HC Deb 08 February 2001 vol 362 cc627-8W
Mrs. Brinton

To ask the Secretary of State for Trade and Industry for what reasons he intends to exclude energy from waste from renewables obligations; what measures he intends to introduce to promote energy from waste; and what assessment he has made of the environmental benefits of energy from waste. [149325]

Mr. Hain

No final decisions have been made as to which renewables will be included within the renewables obligation.

The Government's consultation document on the obligation proposed that large-scale hydro and energy from waste should be excluded on the grounds that they are already commercially viable, well established in the market, and able to compete with electricity from fossil fuels. This view took into account the indirect support provided to energy from waste by the landfill tax. The many responses received to this and other proposals in the consultation document are under consideration.

DTI does not have a promotional campaign on energy from waste. We do, however, support research and development on energy from waste and other forms of renewable energy under the Department's new and renewable energy programme.

The Government's policy is first to minimise waste, then to maximise re-use, recycling and composting where this is the most appropriate action. However, where the creation of waste is unavoidable, burning it to generate energy saves fossil fuels, reduces emissions, contributes towards our Kyoto targets and avoids having to landfill such waste.

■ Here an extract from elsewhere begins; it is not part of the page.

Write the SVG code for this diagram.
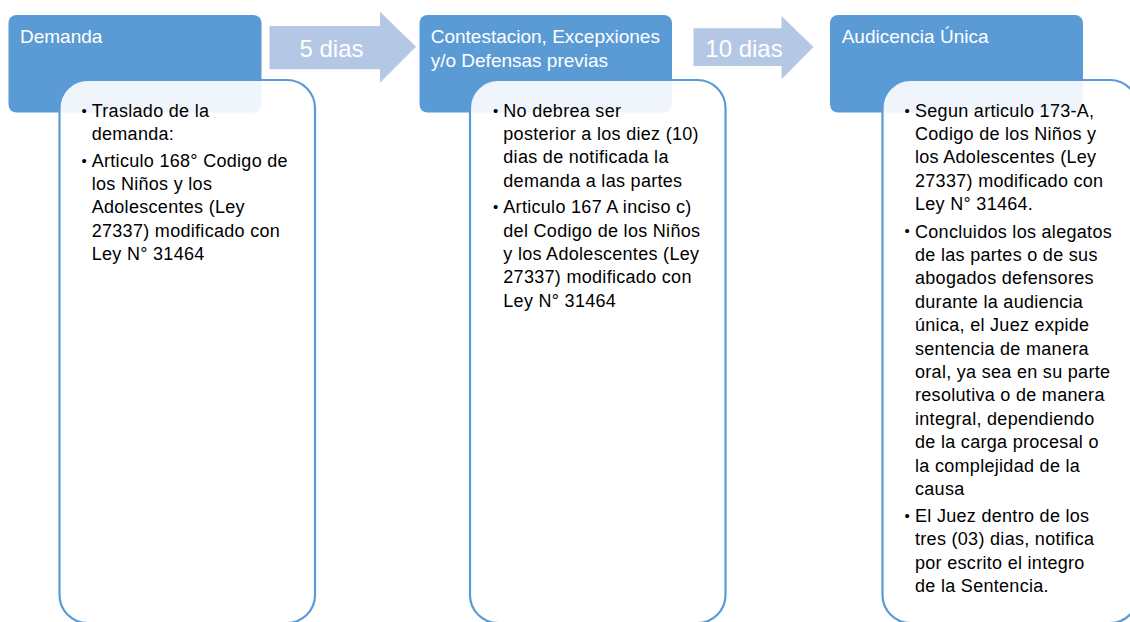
<svg xmlns="http://www.w3.org/2000/svg" width="1130" height="622" viewBox="0 0 1130 622">
  <style>
    .hdr { fill: #5B9BD5; }
    .hdrtxt { fill: #FFFFFF; font-family: "Liberation Sans", Arial, sans-serif; font-size: 19px; }
    .card { fill: #FFFFFF; fill-opacity: 0.9; stroke: #5B9BD5; stroke-width: 2.2; }
    .body { fill: #000000; font-family: "Liberation Sans", Arial, sans-serif; font-size: 18px; letter-spacing: 0.3px; }
    .bul { font-size: 15px; }
    .arrow { fill: #B4C8E6; }
    .arrtxt { fill: #FFFFFF; font-family: "Liberation Sans", Arial, sans-serif; font-size: 24px; text-anchor: middle; }
  </style>

  <g id="node-demanda">
    <rect class="hdr" x="8.5" y="15" width="253" height="97.5" rx="8" ry="8"/>
    <text class="hdrtxt" x="20" y="43.3">Demanda</text>
    <rect class="card" x="59.5" y="80" width="255.5" height="543" rx="28" ry="28"/>
    <g class="body">
      <text class="bul" x="81.5" y="115.5">•</text>
      <text x="91.7" y="116.7">Traslado de la</text>
      <text x="91.7" y="140">demanda:</text>
      <text class="bul" x="81.5" y="165.6">•</text>
      <text x="91.7" y="166.8">Articulo 168° Codigo de</text>
      <text x="91.7" y="190.1">los Niños y los</text>
      <text x="91.7" y="213.4">Adolescentes (Ley</text>
      <text x="91.7" y="236.7">27337) modificado con</text>
      <text x="91.7" y="260">Ley N° 31464</text>
    </g>
  </g>

  <g id="node-contestacion">
    <rect class="hdr" x="419.5" y="15" width="252.5" height="97.5" rx="8" ry="8"/>
    <text class="hdrtxt" x="430.7" y="43.3">Contestacion, Excepxiones</text>
    <text class="hdrtxt" x="430.7" y="66.7">y/o Defensas previas</text>
    <rect class="card" x="470" y="80" width="255.5" height="543" rx="28" ry="28"/>
    <g class="body">
      <text class="bul" x="493" y="115.5">•</text>
      <text x="503.3" y="116.7">No debrea ser</text>
      <text x="503.3" y="140">posterior a los diez (10)</text>
      <text x="503.3" y="163.3">dias de notificada la</text>
      <text x="503.3" y="186.6">demanda a las partes</text>
      <text class="bul" x="493" y="212.2">•</text>
      <text x="503.3" y="213.4">Articulo 167 A inciso c)</text>
      <text x="503.3" y="236.7">del Codigo de los Niños</text>
      <text x="503.3" y="260">y los Adolescentes (Ley</text>
      <text x="503.3" y="283.3">27337) modificado con</text>
      <text x="503.3" y="306.6">Ley N° 31464</text>
    </g>
  </g>

  <g id="node-audiencia">
    <rect class="hdr" x="830" y="15" width="253" height="97.5" rx="8" ry="8"/>
    <text class="hdrtxt" x="841.7" y="43.3">Audicencia Única</text>
    <rect class="card" x="882.5" y="80" width="255.5" height="543" rx="28" ry="28"/>
    <g class="body">
      <text class="bul" x="904.5" y="115.5">•</text>
      <text x="915" y="116.7">Segun articulo 173-A,</text>
      <text x="915" y="140">Codigo de los Niños y</text>
      <text x="915" y="163.3">los Adolescentes (Ley</text>
      <text x="915" y="186.6">27337) modificado con</text>
      <text x="915" y="209.9">Ley N° 31464.</text>
      <text class="bul" x="904.5" y="236.4">•</text>
      <text x="915" y="237.6">Concluidos los alegatos</text>
      <text x="915" y="261">de las partes o de sus</text>
      <text x="915" y="284.4">abogados defensores</text>
      <text x="915" y="307.8">durante la audiencia</text>
      <text x="915" y="331.2">única, el Juez expide</text>
      <text x="915" y="354.6">sentencia de manera</text>
      <text x="915" y="378">oral, ya sea en su parte</text>
      <text x="915" y="401.4">resolutiva o de manera</text>
      <text x="915" y="424.8">integral, dependiendo</text>
      <text x="915" y="448.2">de la carga procesal o</text>
      <text x="915" y="471.6">la complejidad de la</text>
      <text x="915" y="495">causa</text>
      <text class="bul" x="904.5" y="520.8">•</text>
      <text x="915" y="522">El Juez dentro de los</text>
      <text x="915" y="545.4">tres (03) dias, notifica</text>
      <text x="915" y="568.8">por escrito el integro</text>
      <text x="915" y="592.2">de la Sentencia.</text>
    </g>
  </g>

  <g id="connectors">
    <g id="arrow-5dias">
      <polygon class="arrow" points="269.5,26 380,26 380,11.7 416,46.8 380,82.7 380,69.3 269.5,69.3"/>
      <text class="arrtxt" x="331.5" y="56.7">5 dias</text>
    </g>
    <g id="arrow-10dias">
      <polygon class="arrow" points="693.5,28.3 781.5,28.3 781.5,16 813.5,47 781.5,79.3 781.5,66 693.5,66"/>
      <text class="arrtxt" x="744" y="56.7">10 dias</text>
    </g>
  </g>
</svg>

The Government set out their aims and objectives for waste management in "Waste Strategy 2000". The choice of waste facilities is a matter for local councils to take in consultation with local communities, and councils should consider the best practical environmental option for each waste stream. The Government recognise that the recovery of energy from waste, through using it as fuel, may have a role to play, alongside recycling and composting, in a system of sustainable waste management.

An assessment of the environmental and other advantages and disadvantages of various household waste management options including energy from waste is included in the publication "An Introduction to Household Waste Management" published in March 1998 which was sponsored by my Department. Copies are being placed in the Library of the House.

Sir Sydney Chapman

To ask the Secretary of State for Trade and Industry what assessment he has made of the environmental impact of the process of removing redundant offshore wind platforms. [149483]

Mr. Hain

A report was produced last year under DTI's new and renewable energy programme by Metoc plc, "An assessment of the environmental effects of offshore wind farms", which included wind farm decommissioning. Copies of the report are being placed in the Library of the House.

Sir Sydney Chapman

To ask the Secretary of State for Trade and Industry what his most recent estimate is of the cost per kilowatt hour of electricity generated from(a) offshore wind and (b) onshore wind, using a standard 6 per cent. discount rate. [149482]

Mr. Hain

The cost of generation from offshore and onshore wind will vary considerably depending on the location of the project. Costs can also be expected to fall over time as experience with the technology grows, and as economies of scale in plant manufacture and project development are exploited.

Cost estimates were published by DTI in the March 1999 document "New and Renewable Energy: Prospects in the UK for the 21st Century—Supporting Analysis". These showed that by year 2010, and with an 8 per cent. discount rate, the bulk of the UK's onshore wind potential could be developed at costs ranging from 2½–3½p per kilowatt hour. With a 15 per cent. discount rate, the cost range rises to 3½–5p per kilowatt hour. The cost ranges for offshore wind were very similar, although the potential resource is much greater.

Commercial developers of wind projects can be expected to seek returns in excess of 6 per cent., with the scale of required returns depending on the technical and commercial risks associated with the projects. At present, these risks are greater for offshore wind whose development is at a very early stage and the prices required by generators for the first generation of offshore wind projects in the UK could well be in excess of the cost ranges quoted.